Autism is a developmental disorder that impacts behavior, communication, and social skills. Children with autism exhibit repetitive and prohibitive behavior such as repeating words or expressions, sensory sensitivities, and increased reactions to shifts in routine. The symptoms first begin to appear within the first two years of childhood.
In 2008, autism rates in the United States were estimated to be 1 in 125 children. Ten years later in April 2018, the Centers for Disease Control and Prevention (CDC) reported that 1 in 59 children in the U.S. was diagnosed with autism. Today, that number has gone up to 1 in 40 children, almost three times the amount from ten years ago. There are three categories of risk factors that contribute to autism: genetic, environmental, differences in brain biology.
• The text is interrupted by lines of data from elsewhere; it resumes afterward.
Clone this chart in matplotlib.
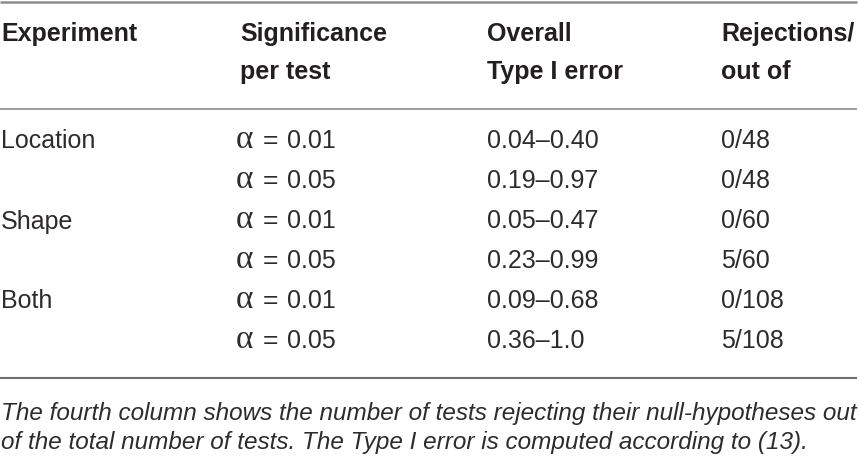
import matplotlib
matplotlib.use('Agg')
import matplotlib.pyplot as plt

# Table contents
header_1 = ['Experiment', 'Significance', 'Overall', 'Rejections/']
header_2 = ['', 'per test', 'Type I error', 'out of']
experiments = ['Location', '', 'Shape', '', 'Both', '']
alpha_values = ['0.01', '0.05'] * 3
type1_error = ['0.04\u20130.40', '0.19\u20130.97', '0.05\u20130.47',
               '0.23\u20130.99', '0.09\u20130.68', '0.36\u20131.0']
rejections = ['0/48', '0/48', '0/60', '5/60', '0/108', '5/108']
caption = ['The fourth column shows the number of tests rejecting their null-hypotheses out',
           'of the total number of tests. The Type I error is computed according to (13).']

W, H = 859, 458
fig = plt.figure(figsize=(W / 100, H / 100), dpi=100)
ax = fig.add_axes([0, 0, 1, 1])
ax.set_xlim(0, W)
ax.set_ylim(H, 0)
ax.axis('off')

font = 'Liberation Sans'
size = 18
col_x = [1, 240, 487, 721]
text_color = '#231f20'
body_color = '#2e2b2c'

# Rules
ax.plot([0, 857], [2, 2], color='#8c8c8c', lw=1.8, solid_capstyle='butt')
ax.plot([0, 857], [108.5, 108.5], color='#8c8c8c', lw=1.2, solid_capstyle='butt')
ax.plot([0, 857], [378, 378], color='#707070', lw=1.5, solid_capstyle='butt')

# Header
for x, h1, h2 in zip(col_x, header_1, header_2):
    ax.text(x, 41, h1, family=font, fontsize=size, fontweight='bold',
            color=text_color, va='baseline', ha='left')
    ax.text(x, 79, h2, family=font, fontsize=size, fontweight='bold',
            color=text_color, va='baseline', ha='left')

# Body rows
for i in range(len(alpha_values)):
    y = 148.5 + 40 * i
    ax.text(col_x[0], y, experiments[i], family=font, fontsize=size,
            color=body_color, va='baseline', ha='left')
    # alpha symbol, equals sign and value set apart like the original
    ax.text(236, y, '\u03b1', family='Liberation Serif', fontsize=size + 6,
            color=body_color, va='baseline', ha='left')
    ax.text(263, y, '=', family=font, fontsize=size + 1,
            color=body_color, va='baseline', ha='left')
    ax.text(287, y, alpha_values[i], family=font, fontsize=size,
            color=body_color, va='baseline', ha='left')
    ax.text(col_x[2], y, type1_error[i], family=font, fontsize=size,
            color=body_color, va='baseline', ha='left')
    ax.text(col_x[3], y, rejections[i], family=font, fontsize=size,
            color=body_color, va='baseline', ha='left')

# Caption
for k, line in enumerate(caption):
    ax.text(1, 420 + 29 * k, line, family=font, fontsize=17.5,
            style='italic', color=body_color, va='baseline', ha='left')

fig.savefig('out.png', dpi=100)
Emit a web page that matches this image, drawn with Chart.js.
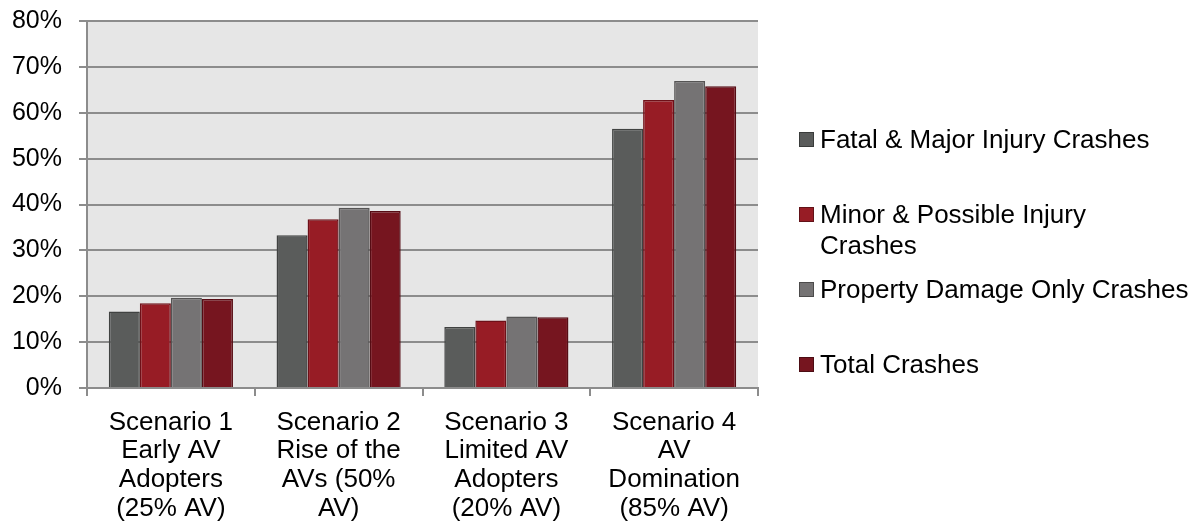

Studies showed that a combination of these factors could result in autism. However, potential combinations of risk factors manifest differently for every child. Among the many risk factors are a family history of autism, genetic mutation, advanced parents’ age, and preterm birth.
The present society is becoming more aware of autism, which helps to improve awareness of possible symptoms. Moreover, an emphasis has been placed on increased screening for autism spectrum disorder (ASD) as early intervention improves results. Diagnostic standards have advanced over the years to include more children under the ASD diagnosis. These factors combined with additional unknown factors all contributed to the increase in reported autism prevalence. In sum, autism is a lifelong disorder, but families and individuals can better cope now with improved and promising treatment options.